There are many experts who say that big data is the killer app for cloud computing. Understanding big data means understanding the infrastructure needed to support massive data storage, intense IO processing, and Hadoop analytics, and the cloud is indeed the ideal platform to support big data.
Big data is one of the factors driving cloud adoption. Technology Business Research reports that the top 50 public cloud providers increased revenues by 47 percent in Q4 of 2013 to $6.2 billion. What the cloud offers is extensible data storage and computing power for rent, making it ideal for big data applications.
Understanding big data needs means knowing how much data storage and computing power your projects will demand, and that means assessing the demands placed on the data center versus what you could deploy using cloud services. If your big data project requires terabytes or petabytes of data, then cloud data storage is less expensive to rent than installing more data center storage or larger data warehouses. Similarly, leasing processing power close to your data repositories makes more sense than moving massive amounts of data for processing in your own data center.
Big Data Performs Better in the Cloud
To appreciate the potential value cloud resources offer for big data you have to start by understanding big data infrastructure. What makes cloud computing so attractive are the same factors that differentiate big data from other types of business analytics:
Volume – Big data is about processing volumes of data beyond the capacity of conventional business intelligence software. Hadoop is capable of managing and processing petabytes of data, so where are you going to store all that data? Expanding your server farms is going to be cost-prohibitive, despite the declining cost of data storage. Even though the cost per gigabyte has dropped from $437,000 in 1980 to $0.05 in 2013, that doesn’t mean it’s cheaper to buy data storage rather than rent it.
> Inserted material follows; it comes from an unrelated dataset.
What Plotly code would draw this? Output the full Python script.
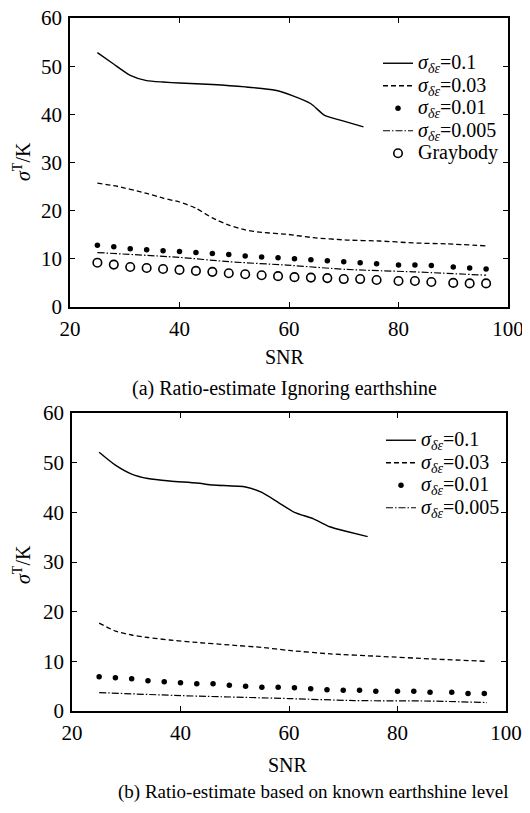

If you buy data storage, you have to buy enough to accommodate your biggest big data project. The cloud offers an elastic storage resource that can expand and contract with your needs.
Velocity – Big data velocity is what makes it possible to analyze large data sets for real-time results to automate decision-making. This means increasing network bandwidth from gigabit rates to megabit rates to accommodate big data analytics. To accommodate velocity requires virtualization, and the ability to handle much of the data pre-processing where the data is stored, performing the read/writes, and putting the IO processing in the cloud. Cloud resources are more versatile and expandable and can promote higher data velocity.
Variety – Big data also handles a variety of data from a variety of applications, such as app, web, database, file, mail, and print data. Each data type requires different CPU utilization and storage handling. Many of the processes to manage these unstructured data types are best handled in the cloud.
Virtualization of cloud resources is a logical way to approach big data. Virtualization lets you access, administer, and optimize any heterogeneous infrastructure, including the cloud, as if it were a single unified resource. Virtualizing data in the cloud provides the means to optimize volume, velocity, and variety of data and processing resources.
The Cloud Offers Faster Provisioning
One of the greatest advantages of using cloud computing for big data is shorter time to deployment. It can take months to assemble and configure the hardware necessary to handle a big data project. Rather than building out an on-premise data center, use cloud-computing resources to shorten the time to deliver a proof of concept.
Understanding big data means finding the right use case to yield ROI – return on insight. Once you have defined the appropriate use case you can determine the data sources required, as well as the data storage needed and the processing power. Assembling those components as part of the data center is going to be expensive and time consuming. Creating the same infrastructure in the cloud should take days or weeks, but not months. In addition, refining big data resources and processes is much easier to do in the cloud. Since the cloud is elastic, you can apply whatever processing power and storage capacity you need almost on-demand.
Granted, not all big data projects are going to be candidates for cloud computing. The sensitive nature of the data or the applications may require source data to be handled more securely in an enterprise setting – for secure government applications for example. However, to accommodate the volume, velocity, and variety of data needed for big data projects, cloud computing certainly delivers less expensive and more flexible computing resources.